LOS ANGELES — For 24 years, Peniana Arguelles has worked as a special education assistant in Los Angeles public schools. At Menlo Avenue Elementary School in South Los Angeles she feeds children who can’t hold a fork, changes diapers, helps students choose colors for their paintings, doles out hugs when they cry.
Arguelles said she considers herself blessed and “loves her job and her students.” She is part of a corps of specialized workers who do not have teaching credentials but serve as a teacher’s right hand when it comes to the needs of students, including the most vulnerable children with special learning needs and children with disabilities.
And as a member of the Service Employees International Union Local 99 — which represents some 30,000 custodians, food workers, gardeners, bus drivers and others — Arguellas is prepared to strike for three days as part of a push for a 30% pay increase. Joining Local 99 in the strike will be members of the teachers union, a walkout that would shut down schools, beginning Tuesday.
Arguellas and other teacher assistants said their walkout is about respect. They are among the lowest paid workers in the district. Aides who worked with disabled students start at around $19 and can earn up to about $24 an hour. But they said their workload has become unsustainable.
Arguellas is particularly peeved that the Los Angeles Unified School District is asking her to do more work outside of her assigned classroom duties — helping additional students with assignments and leading calming exercises with them.
“It’s putting on two hats for the same salary,” she said. “It’s not fair.”
Kyle Sanchez, 35, works at Rosa Parks Learning Center in North Hills with 18 special education students in a fourth-and-fifth-grade split classroom. He said the class is “way too big” for just him and results in “too many off-the-clock hours.” He wants higher pay, but also a reduction in class size and help.
“We’ve reached the point where something needs to be done,” Sanchez said. “We need more staff, more money and some respect.”
These teacher assistants said the public does not understand the work their members do to keep schools functioning.
Francisco Magallanes, a 23-year special education assistant at Cudahy’s Elizabeth Learning Center, said there are “many tasks” for which special education assistants never get paid for or acknowledged.”
That includes riding the bus to school with special education students beginning at 7 a.m. and spending an additional 15 to 20 minutes at the end of schooldays walking students to the front of the campus.
“There’s double duty going on that nobody credits you with,” Magallanes said.
On Wednesday afternoon, Magallanes was joined by his Elizabeth Learning Center colleague, Sergio Castro, 35, a special education teacher.
The “proud LAUSD product” and Roosevelt High School alumnus said extra work for special education teachers and aides is taken for granted.
Castro created an on-campus photo club specifically for special needs students at Elizabeth Learning Center that he said established “opportunities for kids to express themselves through photography.”
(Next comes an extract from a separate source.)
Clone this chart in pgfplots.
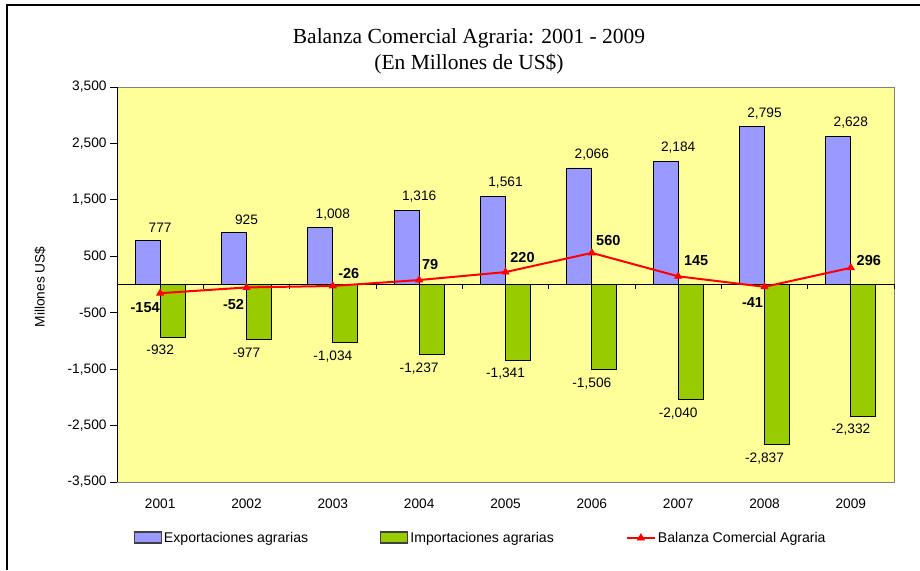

“It seems like ‘going above and beyond’ is just now expected,” Castro said. “We love our kids and our school but at the end of the day, we need a living wage. We love L.A., but we also have to be able to live here.”
Denia Serrano, 33, and Juanita Zavaleta, 44, work at Glassell Park’s Irving Steam Magnet School.
Serrano has served as a special education assistant in the district for eight years. This year her job is to team up with a teacher to “discretely” visit general education classrooms that include special education students.
Serrano said the goal is to “assist every student as need be,” while also not embarrassing or singling them out.
It’s a job she “takes great pride in,” yet one in which she feels overlooked and underappreciated.
“I just can’t believe we’ve got to this point where we may strike because the district doesn’t want to pay us or respect us,” Serrano said. “It makes you feel like they don’t know you exist.”
Zavaleta is a Braillist who transcribes English and works in a classroom with children who are visually impaired, helping new students acclimate to the school and function with minimal prompting or navigation.
“When I look at this struggle...it’s easy to say it’s about money, but it’s ultimately about respect,” Zavaleta said. “The superintendent makes $440,000 and we have people making $25,000. The fact the district is fine with this is sad.”